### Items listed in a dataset
____

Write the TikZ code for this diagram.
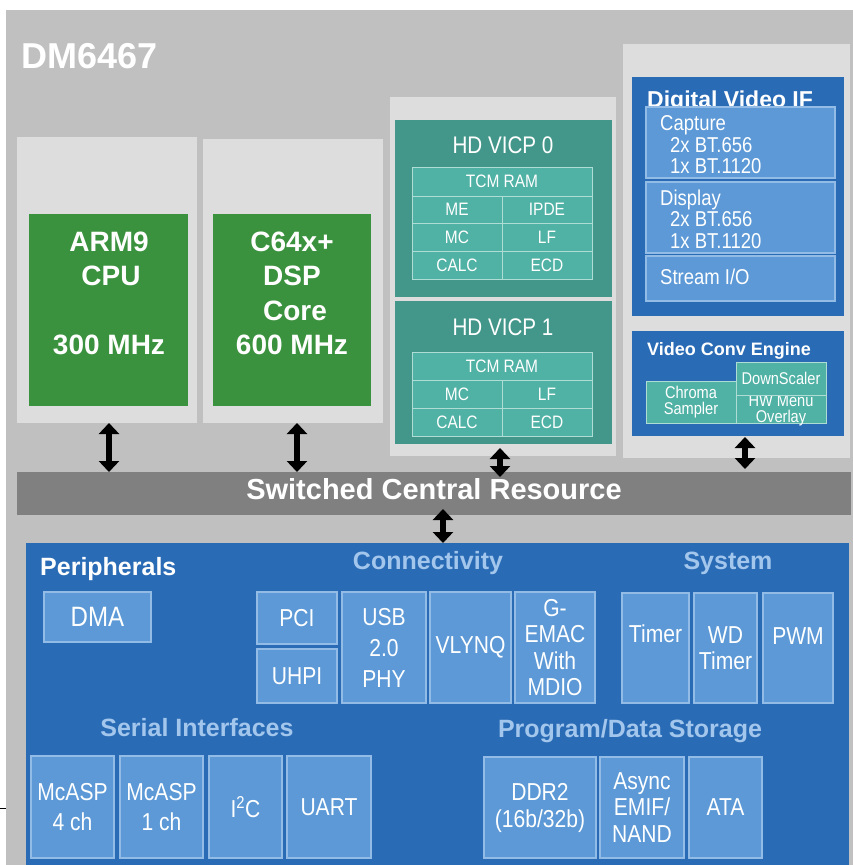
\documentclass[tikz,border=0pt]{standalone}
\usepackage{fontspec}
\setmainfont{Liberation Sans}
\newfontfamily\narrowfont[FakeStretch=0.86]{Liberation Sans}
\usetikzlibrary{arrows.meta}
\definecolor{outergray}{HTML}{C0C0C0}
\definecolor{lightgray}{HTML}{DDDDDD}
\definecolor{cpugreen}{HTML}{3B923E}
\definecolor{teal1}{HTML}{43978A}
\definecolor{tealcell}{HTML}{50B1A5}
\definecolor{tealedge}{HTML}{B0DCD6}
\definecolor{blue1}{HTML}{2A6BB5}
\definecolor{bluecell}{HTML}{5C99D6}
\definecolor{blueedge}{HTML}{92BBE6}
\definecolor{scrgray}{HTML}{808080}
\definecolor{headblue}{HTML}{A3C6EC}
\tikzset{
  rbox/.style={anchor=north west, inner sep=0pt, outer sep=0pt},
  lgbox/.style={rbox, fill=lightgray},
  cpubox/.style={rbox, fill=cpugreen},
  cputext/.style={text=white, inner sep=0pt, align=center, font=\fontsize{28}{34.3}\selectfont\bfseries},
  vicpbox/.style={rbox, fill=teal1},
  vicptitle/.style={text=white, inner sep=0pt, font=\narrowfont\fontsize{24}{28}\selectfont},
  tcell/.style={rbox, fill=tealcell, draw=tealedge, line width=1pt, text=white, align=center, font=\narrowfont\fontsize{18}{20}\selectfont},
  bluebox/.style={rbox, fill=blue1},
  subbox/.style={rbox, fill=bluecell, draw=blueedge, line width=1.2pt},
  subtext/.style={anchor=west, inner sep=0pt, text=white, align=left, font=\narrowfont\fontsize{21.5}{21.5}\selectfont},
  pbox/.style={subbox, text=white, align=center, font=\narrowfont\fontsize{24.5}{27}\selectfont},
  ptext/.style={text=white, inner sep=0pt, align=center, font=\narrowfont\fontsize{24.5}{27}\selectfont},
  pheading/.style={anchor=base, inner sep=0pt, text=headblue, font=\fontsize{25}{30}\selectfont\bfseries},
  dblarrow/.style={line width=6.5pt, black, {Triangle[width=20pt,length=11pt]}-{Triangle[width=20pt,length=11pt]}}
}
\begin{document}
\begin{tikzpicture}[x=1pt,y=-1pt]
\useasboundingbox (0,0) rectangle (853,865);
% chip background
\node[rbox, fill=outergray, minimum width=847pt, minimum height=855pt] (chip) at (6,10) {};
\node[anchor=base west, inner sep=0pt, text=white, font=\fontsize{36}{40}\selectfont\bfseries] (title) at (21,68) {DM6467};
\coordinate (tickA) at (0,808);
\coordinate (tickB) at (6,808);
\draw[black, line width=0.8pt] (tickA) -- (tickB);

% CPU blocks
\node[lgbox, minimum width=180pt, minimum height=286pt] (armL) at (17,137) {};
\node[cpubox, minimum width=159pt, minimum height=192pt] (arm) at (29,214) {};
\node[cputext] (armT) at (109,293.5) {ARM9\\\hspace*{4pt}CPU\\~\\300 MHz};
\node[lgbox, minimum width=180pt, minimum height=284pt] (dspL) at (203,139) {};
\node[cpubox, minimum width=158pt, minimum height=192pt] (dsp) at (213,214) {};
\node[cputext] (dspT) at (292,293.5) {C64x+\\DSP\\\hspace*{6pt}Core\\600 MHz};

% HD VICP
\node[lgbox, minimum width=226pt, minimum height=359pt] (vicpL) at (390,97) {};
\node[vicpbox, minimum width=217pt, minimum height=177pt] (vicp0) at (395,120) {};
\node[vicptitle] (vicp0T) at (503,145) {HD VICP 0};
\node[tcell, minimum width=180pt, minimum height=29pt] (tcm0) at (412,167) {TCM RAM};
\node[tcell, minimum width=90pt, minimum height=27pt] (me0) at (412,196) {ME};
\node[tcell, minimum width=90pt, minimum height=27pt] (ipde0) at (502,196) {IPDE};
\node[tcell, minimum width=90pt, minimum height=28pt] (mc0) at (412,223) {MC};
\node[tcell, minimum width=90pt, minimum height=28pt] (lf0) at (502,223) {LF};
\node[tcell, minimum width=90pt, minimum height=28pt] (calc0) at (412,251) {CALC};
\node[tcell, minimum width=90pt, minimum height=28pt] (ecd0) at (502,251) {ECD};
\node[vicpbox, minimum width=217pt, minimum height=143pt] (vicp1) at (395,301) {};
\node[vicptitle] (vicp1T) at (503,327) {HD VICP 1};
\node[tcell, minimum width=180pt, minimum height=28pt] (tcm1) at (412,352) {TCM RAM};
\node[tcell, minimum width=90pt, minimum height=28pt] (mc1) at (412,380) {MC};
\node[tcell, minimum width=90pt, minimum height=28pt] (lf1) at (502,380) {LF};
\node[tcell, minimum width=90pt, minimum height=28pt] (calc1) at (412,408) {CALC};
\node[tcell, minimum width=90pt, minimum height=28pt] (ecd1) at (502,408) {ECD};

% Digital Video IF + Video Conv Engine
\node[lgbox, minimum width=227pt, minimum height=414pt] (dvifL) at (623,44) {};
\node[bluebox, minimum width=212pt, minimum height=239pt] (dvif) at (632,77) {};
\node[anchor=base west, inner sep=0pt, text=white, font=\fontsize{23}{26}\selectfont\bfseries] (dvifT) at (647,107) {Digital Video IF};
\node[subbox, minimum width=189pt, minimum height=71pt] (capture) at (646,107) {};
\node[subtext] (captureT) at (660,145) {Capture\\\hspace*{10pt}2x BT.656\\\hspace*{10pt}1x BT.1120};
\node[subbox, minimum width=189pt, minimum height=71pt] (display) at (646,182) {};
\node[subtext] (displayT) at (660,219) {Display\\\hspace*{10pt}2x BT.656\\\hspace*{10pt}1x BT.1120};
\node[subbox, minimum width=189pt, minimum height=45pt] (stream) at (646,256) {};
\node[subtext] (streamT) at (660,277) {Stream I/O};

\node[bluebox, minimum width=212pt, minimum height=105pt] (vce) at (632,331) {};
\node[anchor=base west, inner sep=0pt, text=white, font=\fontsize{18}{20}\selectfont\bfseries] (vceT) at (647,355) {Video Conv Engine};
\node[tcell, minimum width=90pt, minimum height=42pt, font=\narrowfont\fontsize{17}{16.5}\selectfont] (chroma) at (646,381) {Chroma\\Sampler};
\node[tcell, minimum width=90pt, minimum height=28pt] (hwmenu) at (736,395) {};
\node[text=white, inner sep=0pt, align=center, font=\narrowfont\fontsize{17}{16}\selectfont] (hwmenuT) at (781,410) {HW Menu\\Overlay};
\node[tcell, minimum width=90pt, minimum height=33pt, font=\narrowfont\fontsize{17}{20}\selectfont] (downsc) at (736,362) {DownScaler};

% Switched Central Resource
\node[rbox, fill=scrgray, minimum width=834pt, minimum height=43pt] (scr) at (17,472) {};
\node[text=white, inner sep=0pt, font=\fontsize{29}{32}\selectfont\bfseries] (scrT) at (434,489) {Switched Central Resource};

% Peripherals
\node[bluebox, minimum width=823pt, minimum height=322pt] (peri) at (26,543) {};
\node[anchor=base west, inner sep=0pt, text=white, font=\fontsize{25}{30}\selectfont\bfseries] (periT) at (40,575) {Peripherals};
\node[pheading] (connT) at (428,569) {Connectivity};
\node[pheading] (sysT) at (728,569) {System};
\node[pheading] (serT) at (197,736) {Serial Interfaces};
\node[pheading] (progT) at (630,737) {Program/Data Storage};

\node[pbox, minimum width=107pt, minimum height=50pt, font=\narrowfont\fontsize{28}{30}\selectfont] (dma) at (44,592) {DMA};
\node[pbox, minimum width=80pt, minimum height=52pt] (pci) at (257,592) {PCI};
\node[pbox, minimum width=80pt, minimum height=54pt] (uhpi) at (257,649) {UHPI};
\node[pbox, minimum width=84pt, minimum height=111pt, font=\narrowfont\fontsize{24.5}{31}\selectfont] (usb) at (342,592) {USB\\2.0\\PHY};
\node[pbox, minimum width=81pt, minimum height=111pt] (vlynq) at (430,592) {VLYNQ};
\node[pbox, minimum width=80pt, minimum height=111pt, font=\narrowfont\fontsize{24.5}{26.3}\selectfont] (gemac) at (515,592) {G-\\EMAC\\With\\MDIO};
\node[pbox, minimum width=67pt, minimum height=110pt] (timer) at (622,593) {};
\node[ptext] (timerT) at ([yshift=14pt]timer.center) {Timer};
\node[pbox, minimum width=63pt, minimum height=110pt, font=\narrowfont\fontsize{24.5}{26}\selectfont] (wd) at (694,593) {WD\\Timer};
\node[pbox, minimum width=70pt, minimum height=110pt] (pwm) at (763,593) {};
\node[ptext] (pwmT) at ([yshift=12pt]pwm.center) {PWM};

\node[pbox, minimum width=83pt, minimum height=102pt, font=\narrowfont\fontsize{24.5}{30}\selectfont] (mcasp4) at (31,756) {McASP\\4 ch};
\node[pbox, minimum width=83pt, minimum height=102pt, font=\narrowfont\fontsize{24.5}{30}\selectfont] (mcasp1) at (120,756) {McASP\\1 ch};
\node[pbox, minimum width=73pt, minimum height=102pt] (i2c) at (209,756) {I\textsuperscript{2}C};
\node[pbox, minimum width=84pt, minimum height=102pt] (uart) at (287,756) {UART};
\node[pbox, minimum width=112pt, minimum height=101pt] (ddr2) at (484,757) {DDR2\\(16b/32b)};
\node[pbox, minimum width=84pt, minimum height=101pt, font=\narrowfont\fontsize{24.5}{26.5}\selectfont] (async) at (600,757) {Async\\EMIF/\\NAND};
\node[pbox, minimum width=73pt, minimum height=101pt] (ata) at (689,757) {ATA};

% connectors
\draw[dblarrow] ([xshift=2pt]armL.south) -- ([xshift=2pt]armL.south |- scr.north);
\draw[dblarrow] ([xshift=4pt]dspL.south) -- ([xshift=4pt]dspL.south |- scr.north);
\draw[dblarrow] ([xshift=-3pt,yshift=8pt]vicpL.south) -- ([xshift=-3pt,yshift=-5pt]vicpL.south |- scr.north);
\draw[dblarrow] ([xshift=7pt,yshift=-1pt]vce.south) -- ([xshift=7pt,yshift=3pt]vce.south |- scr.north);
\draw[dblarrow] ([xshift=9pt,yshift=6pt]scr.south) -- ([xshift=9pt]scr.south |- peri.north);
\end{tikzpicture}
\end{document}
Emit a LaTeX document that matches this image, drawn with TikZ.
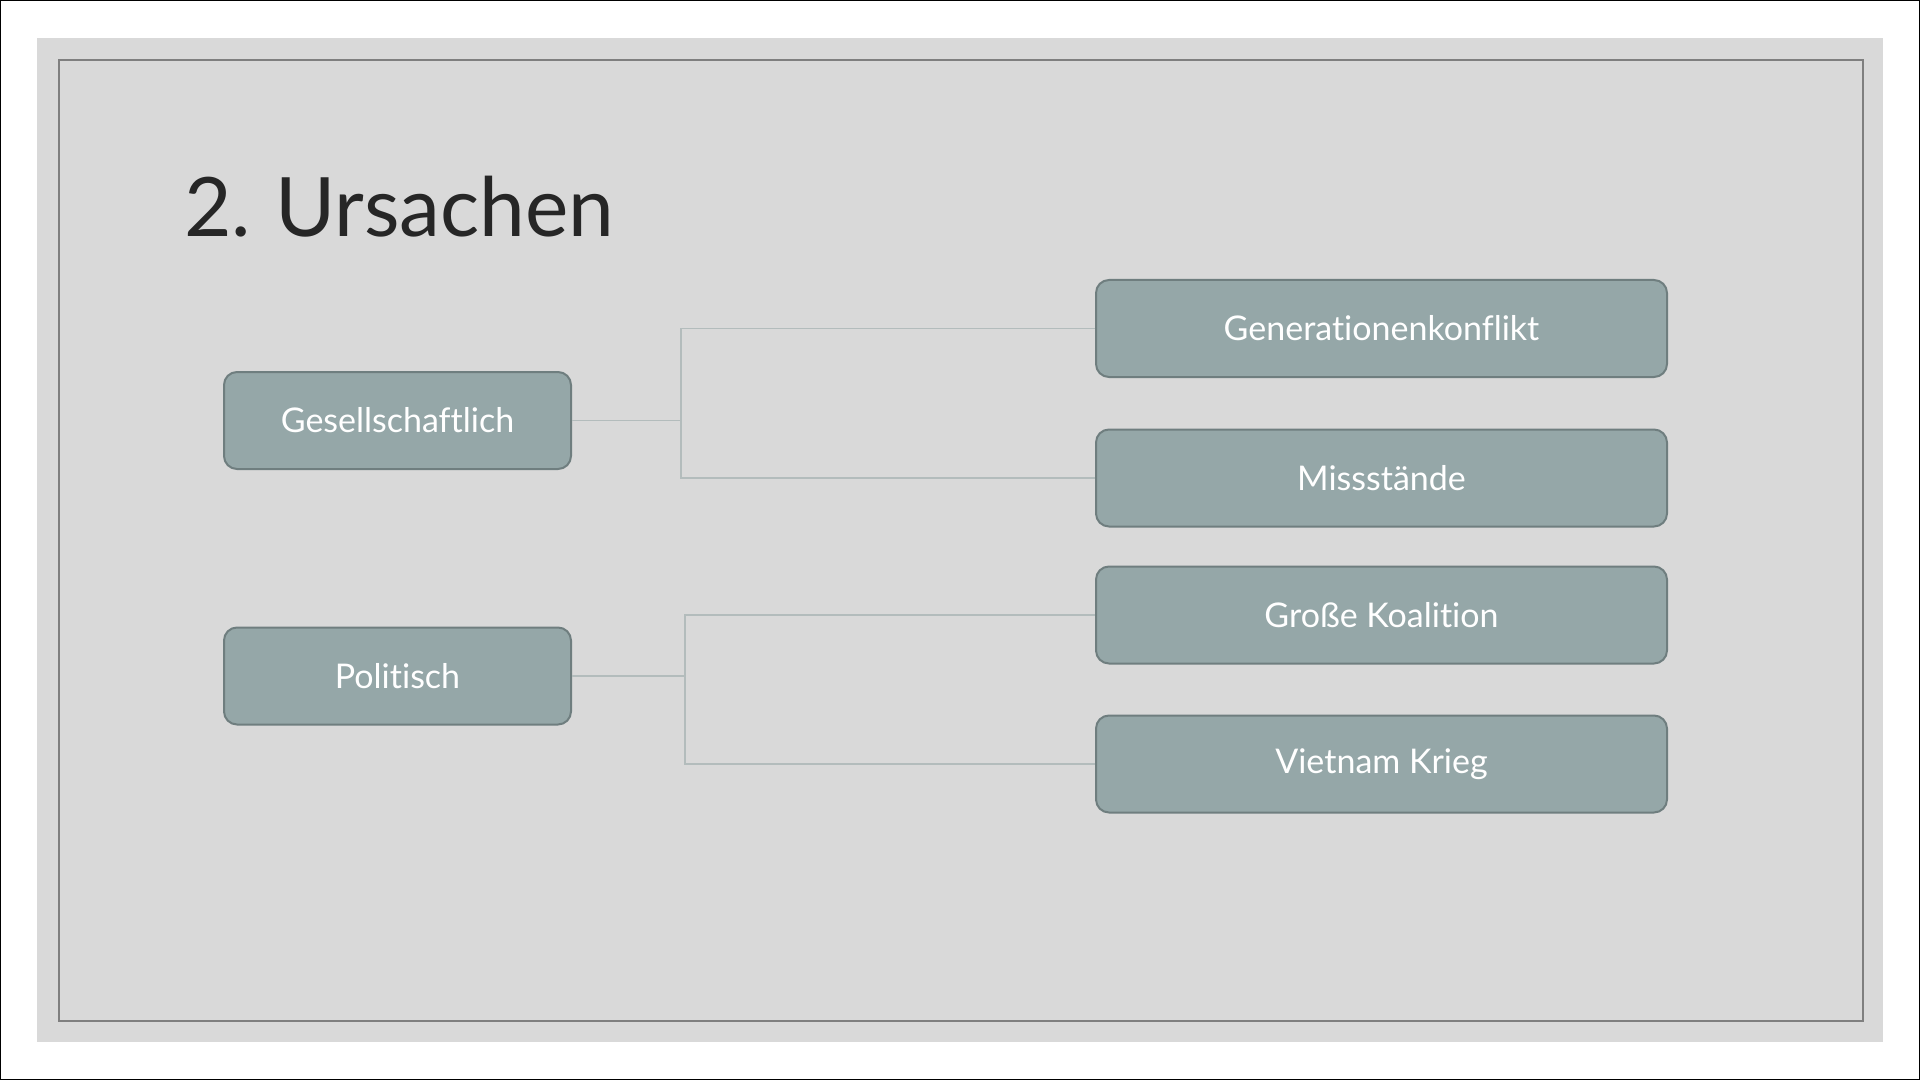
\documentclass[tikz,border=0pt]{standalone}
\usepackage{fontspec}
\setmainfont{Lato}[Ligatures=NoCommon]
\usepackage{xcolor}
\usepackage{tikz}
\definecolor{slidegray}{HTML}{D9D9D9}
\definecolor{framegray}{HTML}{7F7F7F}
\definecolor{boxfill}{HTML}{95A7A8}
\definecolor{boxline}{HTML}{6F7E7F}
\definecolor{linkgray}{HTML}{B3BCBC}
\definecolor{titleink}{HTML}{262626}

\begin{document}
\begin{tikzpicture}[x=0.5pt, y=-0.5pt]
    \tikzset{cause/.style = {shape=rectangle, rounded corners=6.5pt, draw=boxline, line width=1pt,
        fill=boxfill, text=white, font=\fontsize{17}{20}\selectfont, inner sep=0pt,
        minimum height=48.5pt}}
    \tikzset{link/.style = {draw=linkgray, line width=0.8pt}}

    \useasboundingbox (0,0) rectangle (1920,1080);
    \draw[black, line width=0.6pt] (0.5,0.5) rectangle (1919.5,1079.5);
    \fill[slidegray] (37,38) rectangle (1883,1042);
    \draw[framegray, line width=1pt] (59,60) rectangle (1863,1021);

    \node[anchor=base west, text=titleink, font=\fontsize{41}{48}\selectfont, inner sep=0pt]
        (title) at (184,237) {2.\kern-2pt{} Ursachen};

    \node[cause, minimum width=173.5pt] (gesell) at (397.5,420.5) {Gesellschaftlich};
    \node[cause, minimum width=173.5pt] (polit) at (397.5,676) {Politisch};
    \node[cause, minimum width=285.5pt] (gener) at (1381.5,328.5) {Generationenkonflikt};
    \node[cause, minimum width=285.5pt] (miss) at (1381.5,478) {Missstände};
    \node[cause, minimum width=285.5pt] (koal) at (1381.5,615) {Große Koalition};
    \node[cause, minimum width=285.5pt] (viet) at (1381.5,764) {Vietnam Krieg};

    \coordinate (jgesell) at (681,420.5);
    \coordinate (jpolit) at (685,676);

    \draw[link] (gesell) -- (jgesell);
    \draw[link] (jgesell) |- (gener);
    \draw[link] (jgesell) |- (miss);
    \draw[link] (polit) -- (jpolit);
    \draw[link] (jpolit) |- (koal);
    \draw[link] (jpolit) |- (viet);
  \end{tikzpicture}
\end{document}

____

### Exercise instructions
Extract lines where the string "this" occurs.

### Reply
Write the TikZ code for this diagram.
Emit a LaTeX document that matches this image, drawn with TikZ.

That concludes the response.